But the Tories are not only after the pink vote, they are also trying to appeal to those who have come to regard them (in the words of their former party chairwoman, Theresa May) as the "nasty party". Party strategists have concluded that being seen as homophobic does not only alienate gay voters it also turns off the sort of floating voters it needs to attract to be electable. President Bush, and his strategist Karl Rove, have obviously concluded the opposite. America is, after all, a very different society to Britain. The UK, despite an established church, is almost an atheist society. The US, on the other hand, has a substantial bible belt and a powerful Christian right. Abortion is an enormously divisive issue in America, and almost irrelevant in Britain.

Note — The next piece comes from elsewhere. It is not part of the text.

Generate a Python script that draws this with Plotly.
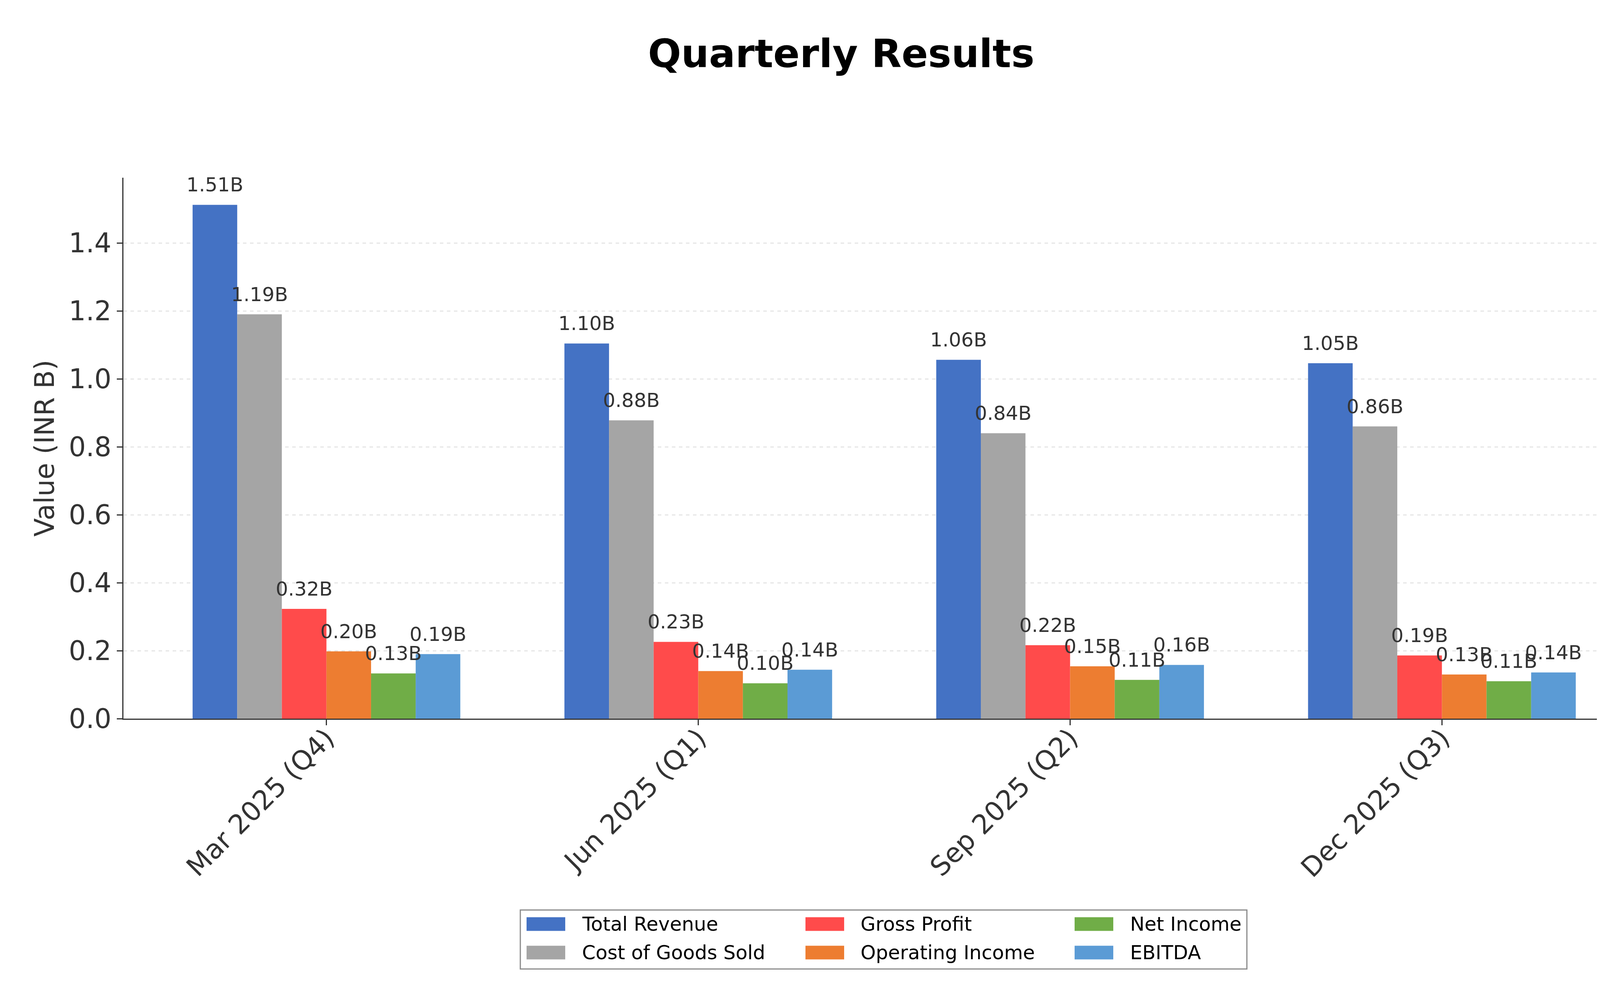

We will know in November whether the two made the right call, but research seems to point otherwise. Number crunching by the Annenberg Public Policy center shows that while Americans are against gay marriage, they are also against amending the constitution to outlaw it. Perhaps the Republicans should have copied their transatlantic cousins.
Perhaps indeed. Apart from 8 months of hell listening to slippery slope arguments designed to divide, not unite, the US, the Bush amendment is going nowhere. In the most spectacular example of public cynicism in a long time the White House hopes badly that their neglected religious supporters don't know that it is going nowhere and that the white House is blowing smoke in their eyes. I had thought of a different place for the White House to blow smoke but decided against it.